Utilizing NLP techniques alongside Pandas, Spacy, NLTK, and more, the project aims to compare original and student descriptive(Essay) answers, innovating automated grading systems for educational enhancement.
This repository contains modules designed for automating the evaluation of descriptive answers. The system utilizes various NLP techniques and libraries to compare original answers with student responses and predict scores based on a multitude of linguistic factors.
-
Data Loading Module: Loads test data from an Excel file using Pandas, extracting original and student answers.
-
Coreference Resolution Module: Utilizes NeuralCoref and spaCy to handle coreference resolution, enhancing text clarity by replacing pronouns.
-
Text Cleaning Module: Cleans text by removing punctuation, converting to lowercase, fixing typos via TextBlob, and counts typos in student answers.
-
Part-of-Speech Tagging and Lemmatization Module: Employs NLTK for part-of-speech tagging and lemmatization to obtain base forms of words based on their parts of speech.
-
Document-Term Matrix Module: Utilizes scikit-learn's CountVectorizer to create a matrix representing word occurrences.
-
Word Count and Comparison Module: Calculates common, missing, total, and distinctly different words between original and student answers.

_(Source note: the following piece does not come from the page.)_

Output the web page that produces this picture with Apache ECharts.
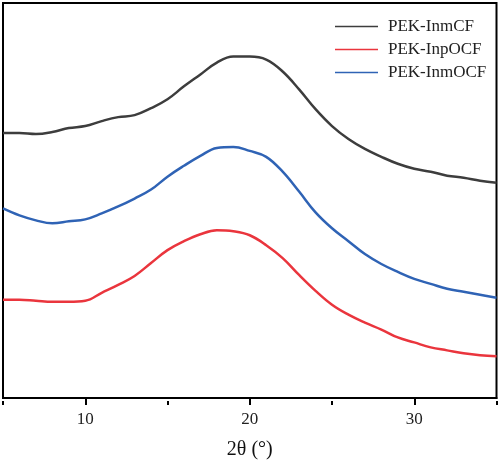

Also, identifies proper sentences for similarity scoring.
-
Sentence Similarity Scoring Module: Calculates semantic similarity between sentences using spaCy based on selected nouns.
-
Missing Noun Identification Module: Identifies missing nouns in student answers from selected sentences and calculates similarity scores.
-
Feature Engineering Module: Derives additional features like missed topics fraction and new topics fraction from word and noun counts.
-
Model Training and Prediction Module: Trains a linear regression model using scikit-learn on training data and predicts scores based on calculated features.
-
Output and Evaluation Module: Displays predicted scores, evaluating student performance and highlighting areas for improvement.
This system is designed to be deployed using Streamlit. Run the application using the command:
streamlit run final_ui.py
- Ensure all necessary dependencies are installed as specified in the project's setup.
- The codebase contains all the required modules and functionalities for automated descriptive answer evaluation.